'''

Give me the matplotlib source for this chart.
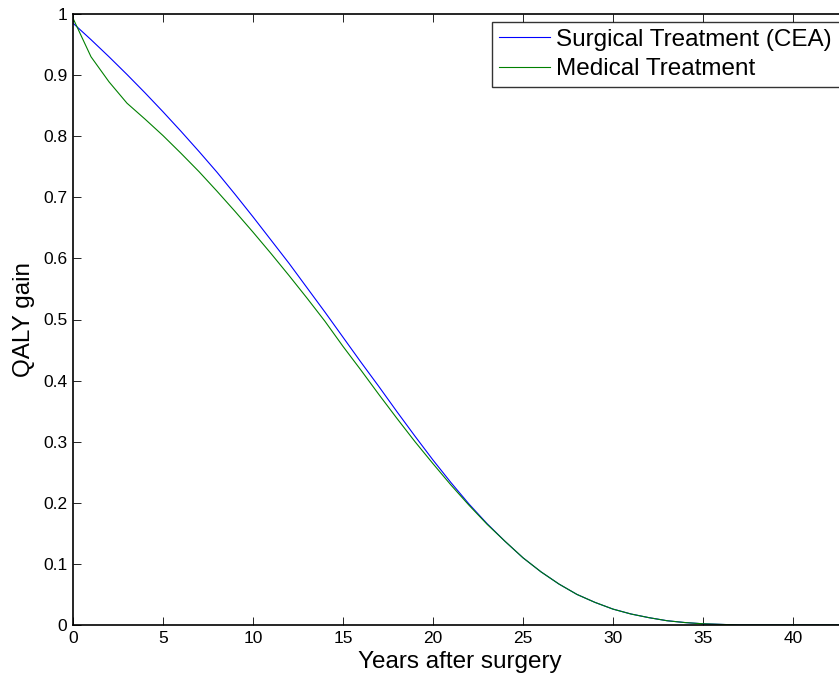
import numpy as np
import matplotlib.pyplot as plt

plt.rcParams['font.family'] = ['Liberation Sans', 'DejaVu Sans']

# QALY gain per year after surgery
years = np.arange(0, 44)

surgical = np.array([
    0.985, 0.958, 0.930, 0.901, 0.871, 0.840, 0.808, 0.775, 0.741, 0.705,
    0.668, 0.630, 0.592, 0.552, 0.512, 0.471, 0.430, 0.390, 0.349, 0.309,
    0.270, 0.233, 0.198, 0.166, 0.137, 0.110, 0.087, 0.067, 0.050, 0.037,
    0.026, 0.018, 0.012, 0.007, 0.004, 0.002, 0.001, 0.0, 0.0, 0.0,
    0.0, 0.0, 0.0, 0.0])

medical = np.array([
    0.993, 0.930, 0.889, 0.854, 0.828, 0.801, 0.772, 0.742, 0.710, 0.677,
    0.643, 0.608, 0.572, 0.535, 0.497, 0.456, 0.417, 0.377, 0.338, 0.300,
    0.264, 0.229, 0.196, 0.165, 0.137, 0.110, 0.087, 0.067, 0.050, 0.037,
    0.026, 0.018, 0.012, 0.007, 0.004, 0.002, 0.001, 0.0, 0.0, 0.0,
    0.0, 0.0, 0.0, 0.0])

xticks = [0, 5, 10, 15, 20, 25, 30, 35, 40]
yticks = [0, 0.1, 0.2, 0.3, 0.4, 0.5, 0.6, 0.7, 0.8, 0.9, 1]
ytick_labels = ['0', '0.1', '0.2', '0.3', '0.4', '0.5', '0.6', '0.7', '0.8', '0.9', '1']

fig = plt.figure(figsize=(8.39, 6.79), dpi=100)
# axes run a little past the right edge of the picture, like the reference
ax = fig.add_axes([73 / 839, 1 - 625 / 679, 43 * 18 / 839, 611 / 679])

ax.plot(years, surgical, color='#0000ff', linewidth=0.8, label='Surgical Treatment (CEA)')
ax.plot(years, medical, color='#008000', linewidth=0.8, label='Medical Treatment')

ax.set_xlim(0, 43)
ax.set_ylim(0, 1)
ax.set_xticks(xticks)
ax.set_yticks(yticks)
ax.set_yticklabels(ytick_labels)
ax.tick_params(direction='in', length=6, width=0.6, labelsize=12.5, top=True, right=True, pad=4)
for s in ax.spines.values():
    s.set_linewidth(1.2)

ax.set_xlabel('Years after surgery', fontsize=17.5, labelpad=4)
ax.set_ylabel('QALY gain', fontsize=17.5, labelpad=6)

# legend box starts at x=492px, top at y=22px and runs off the right edge
top = 1 - 22 / 679
leg = ax.legend(loc='upper left', bbox_to_anchor=(492 / 839, top - 0.1, 0.5, 0.1),
                bbox_transform=fig.transFigure, mode='expand', fontsize=17.5, frameon=True,
                fancybox=False, borderaxespad=0, borderpad=0.28, handlelength=2.1,
                handletextpad=0.25, labelspacing=0.3)
leg.get_frame().set_edgecolor('black')
leg.get_frame().set_linewidth(1.0)

fig.savefig('out.png', dpi=100)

'''

Return the material word for word. Pictures are not part of the copy.

Answer below:
Give me the matplotlib source for this chart.
import numpy as np
import matplotlib.pyplot as plt

plt.rcParams['font.family'] = ['Liberation Sans', 'DejaVu Sans']

# QALY gain per year after surgery
years = np.arange(0, 44)

surgical = np.array([
    0.985, 0.958, 0.930, 0.901, 0.871, 0.840, 0.808, 0.775, 0.741, 0.705,
    0.668, 0.630, 0.592, 0.552, 0.512, 0.471, 0.430, 0.390, 0.349, 0.309,
    0.270, 0.233, 0.198, 0.166, 0.137, 0.110, 0.087, 0.067, 0.050, 0.037,
    0.026, 0.018, 0.012, 0.007, 0.004, 0.002, 0.001, 0.0, 0.0, 0.0,
    0.0, 0.0, 0.0, 0.0])

medical = np.array([
    0.993, 0.930, 0.889, 0.854, 0.828, 0.801, 0.772, 0.742, 0.710, 0.677,
    0.643, 0.608, 0.572, 0.535, 0.497, 0.456, 0.417, 0.377, 0.338, 0.300,
    0.264, 0.229, 0.196, 0.165, 0.137, 0.110, 0.087, 0.067, 0.050, 0.037,
    0.026, 0.018, 0.012, 0.007, 0.004, 0.002, 0.001, 0.0, 0.0, 0.0,
    0.0, 0.0, 0.0, 0.0])

xticks = [0, 5, 10, 15, 20, 25, 30, 35, 40]
yticks = [0, 0.1, 0.2, 0.3, 0.4, 0.5, 0.6, 0.7, 0.8, 0.9, 1]
ytick_labels = ['0', '0.1', '0.2', '0.3', '0.4', '0.5', '0.6', '0.7', '0.8', '0.9', '1']

fig = plt.figure(figsize=(8.39, 6.79), dpi=100)
# axes run a little past the right edge of the picture, like the reference
ax = fig.add_axes([73 / 839, 1 - 625 / 679, 43 * 18 / 839, 611 / 679])

ax.plot(years, surgical, color='#0000ff', linewidth=0.8, label='Surgical Treatment (CEA)')
ax.plot(years, medical, color='#008000', linewidth=0.8, label='Medical Treatment')

ax.set_xlim(0, 43)
ax.set_ylim(0, 1)
ax.set_xticks(xticks)
ax.set_yticks(yticks)
ax.set_yticklabels(ytick_labels)
ax.tick_params(direction='in', length=6, width=0.6, labelsize=12.5, top=True, right=True, pad=4)
for s in ax.spines.values():
    s.set_linewidth(1.2)

ax.set_xlabel('Years after surgery', fontsize=17.5, labelpad=4)
ax.set_ylabel('QALY gain', fontsize=17.5, labelpad=6)

# legend box starts at x=492px, top at y=22px and runs off the right edge
top = 1 - 22 / 679
leg = ax.legend(loc='upper left', bbox_to_anchor=(492 / 839, top - 0.1, 0.5, 0.1),
                bbox_transform=fig.transFigure, mode='expand', fontsize=17.5, frameon=True,
                fancybox=False, borderaxespad=0, borderpad=0.28, handlelength=2.1,
                handletextpad=0.25, labelspacing=0.3)
leg.get_frame().set_edgecolor('black')
leg.get_frame().set_linewidth(1.0)

fig.savefig('out.png', dpi=100)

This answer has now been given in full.